-- DO THIS --
In the listing that follows, the range to quote begins at the line that has "Output the web page that produces this picture with Apache" and ends after the line that has "const xTicks = [0, 5, 10, 15, 20, 25];"; quote it verbatim and add nothing.

-- SUPPLIED RECORDS --
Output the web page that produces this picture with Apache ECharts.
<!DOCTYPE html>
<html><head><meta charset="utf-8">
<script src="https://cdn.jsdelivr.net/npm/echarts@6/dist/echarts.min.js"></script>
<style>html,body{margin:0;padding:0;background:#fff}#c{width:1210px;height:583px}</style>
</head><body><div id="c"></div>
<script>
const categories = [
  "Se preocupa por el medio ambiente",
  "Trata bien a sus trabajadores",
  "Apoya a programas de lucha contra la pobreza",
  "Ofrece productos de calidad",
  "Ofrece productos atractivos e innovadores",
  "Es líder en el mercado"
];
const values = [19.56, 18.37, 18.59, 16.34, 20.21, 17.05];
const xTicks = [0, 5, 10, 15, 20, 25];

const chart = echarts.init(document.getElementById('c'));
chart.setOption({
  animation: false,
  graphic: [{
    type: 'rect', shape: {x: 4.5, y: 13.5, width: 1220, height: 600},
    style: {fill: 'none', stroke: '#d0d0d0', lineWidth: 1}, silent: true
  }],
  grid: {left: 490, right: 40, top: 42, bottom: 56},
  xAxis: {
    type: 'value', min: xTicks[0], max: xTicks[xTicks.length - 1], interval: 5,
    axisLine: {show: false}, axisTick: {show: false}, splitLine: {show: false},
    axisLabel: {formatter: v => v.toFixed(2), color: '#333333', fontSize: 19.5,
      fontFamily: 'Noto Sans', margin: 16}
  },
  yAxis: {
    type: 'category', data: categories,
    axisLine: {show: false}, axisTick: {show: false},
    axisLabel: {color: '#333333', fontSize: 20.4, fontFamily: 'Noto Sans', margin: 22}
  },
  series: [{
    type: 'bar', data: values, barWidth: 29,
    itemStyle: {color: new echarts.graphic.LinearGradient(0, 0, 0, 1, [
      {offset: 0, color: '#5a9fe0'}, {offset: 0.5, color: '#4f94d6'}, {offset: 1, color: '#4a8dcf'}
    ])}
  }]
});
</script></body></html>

* * *

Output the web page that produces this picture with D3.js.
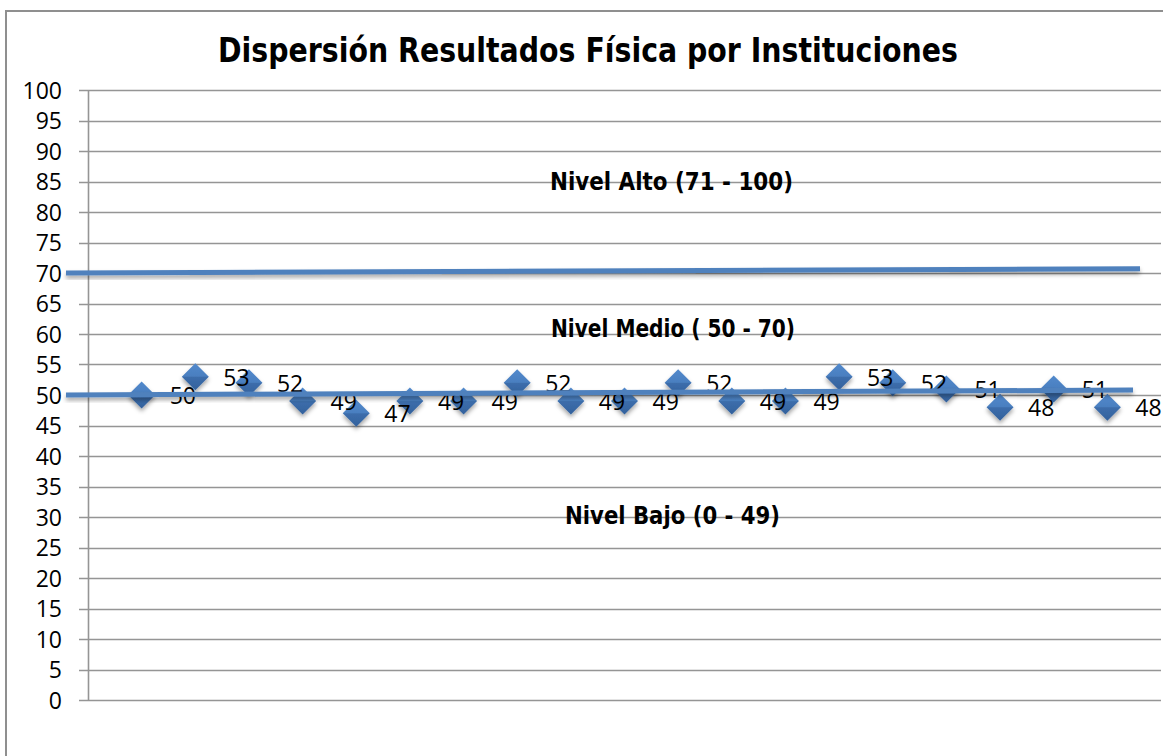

==

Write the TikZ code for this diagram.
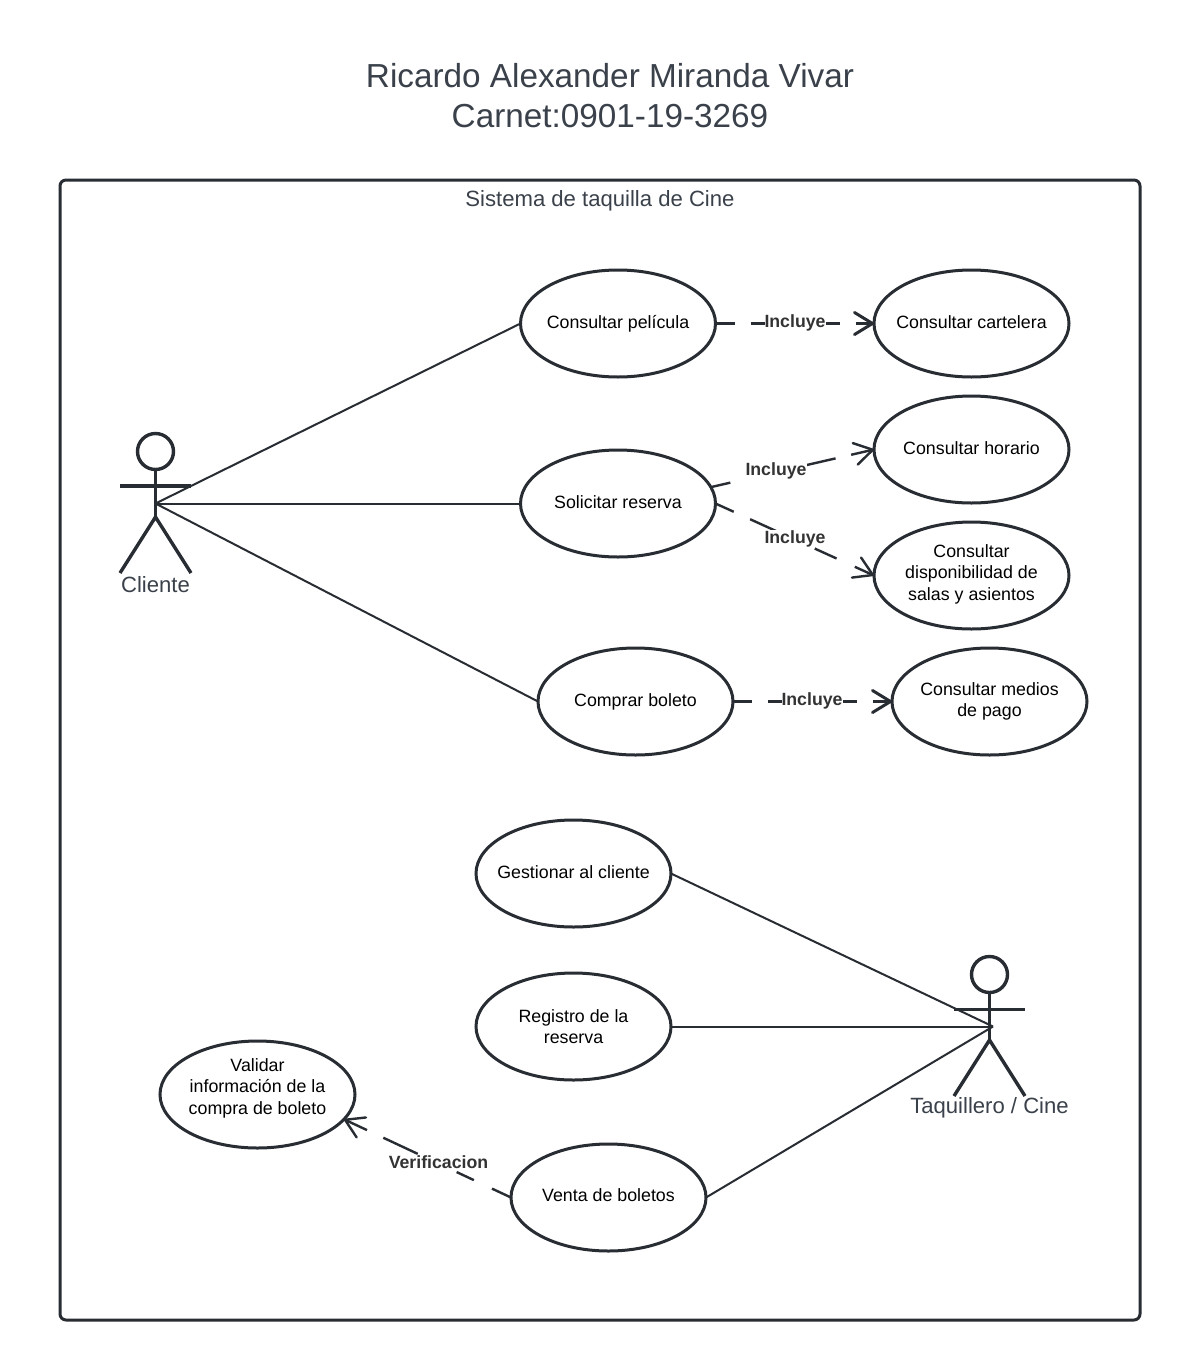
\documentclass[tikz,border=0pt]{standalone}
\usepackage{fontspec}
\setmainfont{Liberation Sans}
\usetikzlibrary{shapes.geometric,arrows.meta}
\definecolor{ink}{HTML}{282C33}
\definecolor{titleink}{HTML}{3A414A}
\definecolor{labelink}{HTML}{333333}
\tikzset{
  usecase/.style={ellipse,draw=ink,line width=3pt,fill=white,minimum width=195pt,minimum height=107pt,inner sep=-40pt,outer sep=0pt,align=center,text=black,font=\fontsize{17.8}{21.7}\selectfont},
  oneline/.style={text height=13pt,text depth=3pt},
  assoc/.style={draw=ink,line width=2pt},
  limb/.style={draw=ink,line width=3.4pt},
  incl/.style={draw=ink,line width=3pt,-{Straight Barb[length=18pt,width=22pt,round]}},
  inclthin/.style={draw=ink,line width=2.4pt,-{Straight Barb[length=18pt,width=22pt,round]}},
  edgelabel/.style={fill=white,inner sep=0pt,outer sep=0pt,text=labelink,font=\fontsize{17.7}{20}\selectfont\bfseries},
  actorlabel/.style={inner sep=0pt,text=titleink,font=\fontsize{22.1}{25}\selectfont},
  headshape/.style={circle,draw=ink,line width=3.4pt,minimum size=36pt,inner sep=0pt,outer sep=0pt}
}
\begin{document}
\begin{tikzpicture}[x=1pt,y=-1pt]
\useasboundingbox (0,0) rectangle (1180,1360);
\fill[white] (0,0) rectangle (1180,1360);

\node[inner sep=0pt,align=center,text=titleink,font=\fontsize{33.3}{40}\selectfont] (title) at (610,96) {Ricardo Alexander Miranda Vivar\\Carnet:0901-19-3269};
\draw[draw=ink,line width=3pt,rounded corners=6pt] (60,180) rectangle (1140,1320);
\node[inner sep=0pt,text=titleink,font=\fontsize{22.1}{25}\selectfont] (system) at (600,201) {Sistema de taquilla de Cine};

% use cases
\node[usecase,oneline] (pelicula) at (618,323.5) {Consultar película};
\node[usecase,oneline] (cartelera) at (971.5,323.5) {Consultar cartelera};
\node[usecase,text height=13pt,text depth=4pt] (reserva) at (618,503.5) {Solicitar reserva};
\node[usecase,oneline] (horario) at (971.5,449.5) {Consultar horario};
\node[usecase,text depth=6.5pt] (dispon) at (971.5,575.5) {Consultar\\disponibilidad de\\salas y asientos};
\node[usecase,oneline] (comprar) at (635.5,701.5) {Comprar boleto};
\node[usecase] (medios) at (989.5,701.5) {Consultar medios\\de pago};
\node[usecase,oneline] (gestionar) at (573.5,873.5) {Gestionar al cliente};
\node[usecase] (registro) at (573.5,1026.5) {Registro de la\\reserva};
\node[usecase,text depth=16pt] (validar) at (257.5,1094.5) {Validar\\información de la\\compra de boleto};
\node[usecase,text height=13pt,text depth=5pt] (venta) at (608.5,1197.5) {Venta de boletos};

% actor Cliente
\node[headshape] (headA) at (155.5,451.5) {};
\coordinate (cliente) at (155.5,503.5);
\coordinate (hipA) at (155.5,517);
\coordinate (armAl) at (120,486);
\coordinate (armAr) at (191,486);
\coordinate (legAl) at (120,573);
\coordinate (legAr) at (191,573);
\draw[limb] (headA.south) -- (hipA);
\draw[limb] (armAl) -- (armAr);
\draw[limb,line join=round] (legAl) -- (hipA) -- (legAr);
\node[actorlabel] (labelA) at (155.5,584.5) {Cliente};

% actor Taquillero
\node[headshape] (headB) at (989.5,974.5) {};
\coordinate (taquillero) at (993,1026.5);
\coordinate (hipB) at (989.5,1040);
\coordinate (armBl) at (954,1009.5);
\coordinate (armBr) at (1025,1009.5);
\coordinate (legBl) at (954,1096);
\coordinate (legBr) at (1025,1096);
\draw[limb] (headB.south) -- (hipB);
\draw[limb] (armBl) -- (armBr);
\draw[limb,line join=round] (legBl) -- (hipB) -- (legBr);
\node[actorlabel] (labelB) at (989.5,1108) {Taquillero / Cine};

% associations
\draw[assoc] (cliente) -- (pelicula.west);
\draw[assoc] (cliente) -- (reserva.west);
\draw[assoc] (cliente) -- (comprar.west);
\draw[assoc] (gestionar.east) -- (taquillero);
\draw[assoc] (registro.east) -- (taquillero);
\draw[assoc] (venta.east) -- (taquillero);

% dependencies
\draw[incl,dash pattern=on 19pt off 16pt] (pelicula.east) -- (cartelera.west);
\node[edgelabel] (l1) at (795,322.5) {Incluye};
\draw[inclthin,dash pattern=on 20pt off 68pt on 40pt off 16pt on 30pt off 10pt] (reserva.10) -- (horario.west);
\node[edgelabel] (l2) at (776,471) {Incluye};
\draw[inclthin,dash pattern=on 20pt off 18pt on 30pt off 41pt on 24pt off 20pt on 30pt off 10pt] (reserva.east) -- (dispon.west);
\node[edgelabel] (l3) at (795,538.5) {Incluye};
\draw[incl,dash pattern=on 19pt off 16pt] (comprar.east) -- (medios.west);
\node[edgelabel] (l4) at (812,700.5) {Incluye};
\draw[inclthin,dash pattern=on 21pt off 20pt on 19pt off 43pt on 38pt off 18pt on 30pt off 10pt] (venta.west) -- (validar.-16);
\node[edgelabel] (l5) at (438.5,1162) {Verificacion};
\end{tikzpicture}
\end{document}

-- ANSWER --
Output the web page that produces this picture with Apache ECharts.
<!DOCTYPE html>
<html><head><meta charset="utf-8">
<script src="https://cdn.jsdelivr.net/npm/echarts@6/dist/echarts.min.js"></script>
<style>html,body{margin:0;padding:0;background:#fff}#c{width:1210px;height:583px}</style>
</head><body><div id="c"></div>
<script>
const categories = [
  "Se preocupa por el medio ambiente",
  "Trata bien a sus trabajadores",
  "Apoya a programas de lucha contra la pobreza",
  "Ofrece productos de calidad",
  "Ofrece productos atractivos e innovadores",
  "Es líder en el mercado"
];
const values = [19.56, 18.37, 18.59, 16.34, 20.21, 17.05];
const xTicks = [0, 5, 10, 15, 20, 25];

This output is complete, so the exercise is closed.